From the time he was a young boy, Charlie was engaged in hunting, fishing and wildlife conservation. These are habits that have continued into his receding years. He sits in his recliner, near a window overlooking a large open field surrounded by trees. He never fails to alert me to a passing herd of deer, a fox with its pup, a mother bear and two or three cubs, or the darting presence of numerous birds, most of which he can no longer identify. He would be devastated if he had to move to a place where wildlife observation could not be a part of his daily entertainment.

Charlie is a good eater. He never complains about the meals I prepare, even though, on occasion, he probably should. Even the worst meal brings the comment, "Another gourmet meal," from him. It is a pleasure to cook for him. There are times when I wish he would tell me what he would like for dinner, but his Swiss cheese brain is no longer able to think of something different to eat, so when the question is raised, he is likely to tell me to, "Just order a pizza."

The only problem is that his appetite is no longer as robust as it used to be. This means that we often eat leftovers for several days until a casserole or roast is gone. But I'm not complaining—especially when I read about caregivers who have meals thrown at them.

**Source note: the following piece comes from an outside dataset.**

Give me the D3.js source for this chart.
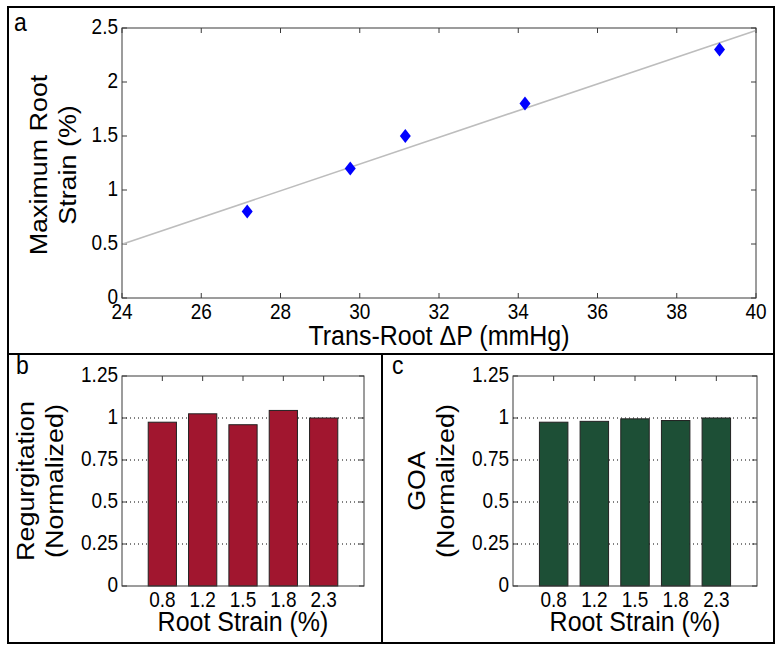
<!DOCTYPE html>
<html>
<head>
    <title>Root strain figure</title>
    <script src="https://d3js.org/d3.v7.min.js"></script>
    <style>
        body { margin: 0; background: #fff; }
        text { font-family: "Liberation Sans", Arial, sans-serif; fill: #000; }
    </style>
</head>
<body>
    <div id="fig"></div>
    <script>
        // panel a data
        var pressure = [27.16, 29.76, 31.15, 34.17, 39.08];
        var maxStrain = [0.8, 1.2, 1.5, 1.8, 2.3];
        var xTicksA = [24, 26, 28, 30, 32, 34, 36, 38, 40];
        var yTicksA = [0, 0.5, 1, 1.5, 2, 2.5];

        // panels b and c data
        var strainLabels = ["0.8", "1.2", "1.5", "1.8", "2.3"];
        var regurgitation = [0.975, 1.025, 0.96, 1.045, 1.0];
        var goa = [0.975, 0.98, 0.995, 0.985, 1.0];
        var yTicksBar = [0, 0.25, 0.5, 0.75, 1, 1.25];

        var width = 782, height = 651;
        var axisColor = "#3a3a3a";
        var tickLen = 5;
        var stretch = 1.12; // the source figure's text is a bit tall

        var svg = d3.select("#fig")
            .append("svg")
            .attr("width", width)
            .attr("height", height);

        // text helper: horizontal text stretched vertically, or rotated label
        function label(parent, x, y, s, size, anchor, rotated, dy) {
            var tf = "translate(" + x + "," + y + ")" +
                (rotated ? " rotate(-90) scale(" + stretch + ",1)" : " scale(1," + stretch + ")");
            return parent.append("text")
                .attr("transform", tf)
                .attr("text-anchor", anchor || "start")
                .attr("dy", dy || null)
                .style("font-size", size + "px")
                .text(s);
        }

        // outer frame and dividers
        svg.append("rect")
            .attr("x", 8).attr("y", 7)
            .attr("width", 766).attr("height", 636)
            .attr("fill", "none").attr("stroke", "#000").attr("stroke-width", 2);
        svg.append("line")
            .attr("x1", 8).attr("x2", 774).attr("y1", 354).attr("y2", 354)
            .attr("stroke", "#000").attr("stroke-width", 2);
        svg.append("line")
            .attr("x1", 382).attr("x2", 382).attr("y1", 354).attr("y2", 643)
            .attr("stroke", "#000").attr("stroke-width", 2);

        label(svg, 14, 31, "a", 23);
        label(svg, 16, 374, "b", 23);
        label(svg, 392, 374, "c", 23);

        function yLabel(lines, x0, yc) {
            lines.forEach(function(s, i) {
                label(svg, x0 + i * 29, yc, s, 24, "middle", true);
            });
        }

        // ---------- panel a ----------
        var ax = { left: 122, right: 756, top: 28, bottom: 298 };
        var xA = d3.scaleLinear().domain([24, 40]).range([ax.left, ax.right]);
        var yA = d3.scaleLinear().domain([0, 2.5]).range([ax.bottom, ax.top]);

        var gA = svg.append("g");

        // ticks (inside, mirrored)
        xTicksA.forEach(function(t) {
            gA.append("line").attr("x1", xA(t)).attr("x2", xA(t))
                .attr("y1", ax.bottom).attr("y2", ax.bottom - tickLen).attr("stroke", axisColor);
            gA.append("line").attr("x1", xA(t)).attr("x2", xA(t))
                .attr("y1", ax.top).attr("y2", ax.top + tickLen).attr("stroke", axisColor);
            label(gA, xA(t), ax.bottom + 21, t, 19, "middle");
        });
        yTicksA.forEach(function(t) {
            gA.append("line").attr("x1", ax.left).attr("x2", ax.left + tickLen)
                .attr("y1", yA(t)).attr("y2", yA(t)).attr("stroke", axisColor);
            gA.append("line").attr("x1", ax.right).attr("x2", ax.right - tickLen)
                .attr("y1", yA(t)).attr("y2", yA(t)).attr("stroke", axisColor);
            label(gA, ax.left - 4, yA(t) - 1, t, 19, "end", false, "0.35em");
        });

        // least squares fit line
        var mx = d3.mean(pressure), my = d3.mean(maxStrain);
        var sxy = d3.sum(pressure, function(x, i) { return (x - mx) * (maxStrain[i] - my); });
        var sxx = d3.sum(pressure, function(x) { return (x - mx) * (x - mx); });
        var slope = sxy / sxx, intercept = my - slope * mx;
        gA.append("line")
            .attr("x1", xA(24)).attr("y1", yA(slope * 24 + intercept))
            .attr("x2", xA(40)).attr("y2", yA(slope * 40 + intercept))
            .attr("stroke", "#bdbdbd").attr("stroke-width", 1.6);

        // diamond markers
        gA.selectAll(".pt")
            .data(pressure)
            .enter()
            .append("path")
            .attr("class", "pt")
            .attr("d", function(d, i) {
                var cx = xA(d), cy = yA(maxStrain[i]);
                return "M" + cx + "," + (cy - 7) + "L" + (cx + 5.5) + "," + cy +
                    "L" + cx + "," + (cy + 7) + "L" + (cx - 5.5) + "," + cy + "Z";
            })
            .attr("fill", "#0000ff");

        gA.append("rect")
            .attr("x", ax.left).attr("y", ax.top)
            .attr("width", ax.right - ax.left).attr("height", ax.bottom - ax.top)
            .attr("fill", "none").attr("stroke", axisColor).attr("stroke-width", 1);

        label(svg, (ax.left + ax.right) / 2, 345, "Trans-Root \u0394P (mmHg)", 25, "middle");
        yLabel(["Maximum Root", "Strain (%)"], 47, 165);

        // ---------- panels b and c ----------
        function barPanel(box, values, color, labelLines, labelX) {
            var x = d3.scaleLinear().domain([0, 6]).range([box.left, box.right]);
            var y = d3.scaleLinear().domain([0, 1.25]).range([box.bottom, box.top]);
            var bw = (x(1) - x(0)) * 0.7;
            var g = svg.append("g");

            // dotted grid
            yTicksBar.filter(function(t) { return t > 0 && t < 1.25; }).forEach(function(t) {
                g.append("line").attr("x1", box.left).attr("x2", box.right)
                    .attr("y1", y(t)).attr("y2", y(t))
                    .attr("stroke", "#000").attr("stroke-width", 1)
                    .attr("stroke-dasharray", "1,3");
            });

            g.selectAll(".bar")
                .data(values)
                .enter()
                .append("rect")
                .attr("class", "bar")
                .attr("x", function(d, i) { return x(i + 1) - bw / 2; })
                .attr("y", function(d) { return y(d); })
                .attr("width", bw)
                .attr("height", function(d) { return y(0) - y(d); })
                .attr("fill", color)
                .attr("stroke", "#222")
                .attr("stroke-width", 1);

            strainLabels.forEach(function(s, i) {
                g.append("line").attr("x1", x(i + 1)).attr("x2", x(i + 1))
                    .attr("y1", box.top).attr("y2", box.top + tickLen).attr("stroke", axisColor);
                label(g, x(i + 1), box.bottom + 21, s, 19, "middle");
            });
            yTicksBar.forEach(function(t) {
                g.append("line").attr("x1", box.left).attr("x2", box.left + tickLen)
                    .attr("y1", y(t)).attr("y2", y(t)).attr("stroke", axisColor);
                g.append("line").attr("x1", box.right).attr("x2", box.right - tickLen)
                    .attr("y1", y(t)).attr("y2", y(t)).attr("stroke", axisColor);
                label(g, box.left - 4, y(t) - 1, t, 19, "end", false, "0.35em");
            });

            g.append("rect")
                .attr("x", box.left).attr("y", box.top)
                .attr("width", box.right - box.left).attr("height", box.bottom - box.top)
                .attr("fill", "none").attr("stroke", axisColor).attr("stroke-width", 1);

            label(svg, x(3), 631, "Root Strain (%)", 25, "middle");
            yLabel(labelLines, labelX, (box.top + box.bottom) / 2);
        }

        barPanel({ left: 122, right: 364, top: 376, bottom: 586 },
            regurgitation, "#a1162f", ["Regurgitation", "(Normalized)"], 34);
        barPanel({ left: 513, right: 757, top: 376, bottom: 586 },
            goa, "#1d4f36", ["GOA", "(Normalized)"], 425);
    </script>
</body>
</html>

Charlie has always been a helpmate, doing any chore that I set out for him with no complaints.He still tries to help me with chores. It's just that he is no longer physically or mentally able to carry out many of the things he used to routinely perform. I have had to get used to lugging out the trash, learn to put air in the tires and deal with other "man chores" on a regular basis.I grumble about it, but I know it's one more step towards getting used to not having a man around, when the day comes.

I'm grateful Charlie is still able to enjoy reading. His days are consumed with reading up on health issues. He is certain everything he reads in health magazines and flyers is gospel and suggests we look into the latest fad. I have to use my wiles to convince him that every vitamin or natural herb recommended by some "doctor" who has only his own bank account in mind, may not be in his/our best interest. At times I even agree to order something he insists will help him, and then forget about it, as will he.

Until the day comes when Charlie no longer knows I am his wife, recognizes the children, or is able to enjoy the few things left to him in his limited physical and mental state, I will continue to love him and care for him. I may grumble and wail about his frailties, but I will carry on and thank all of you for listening and commiserating.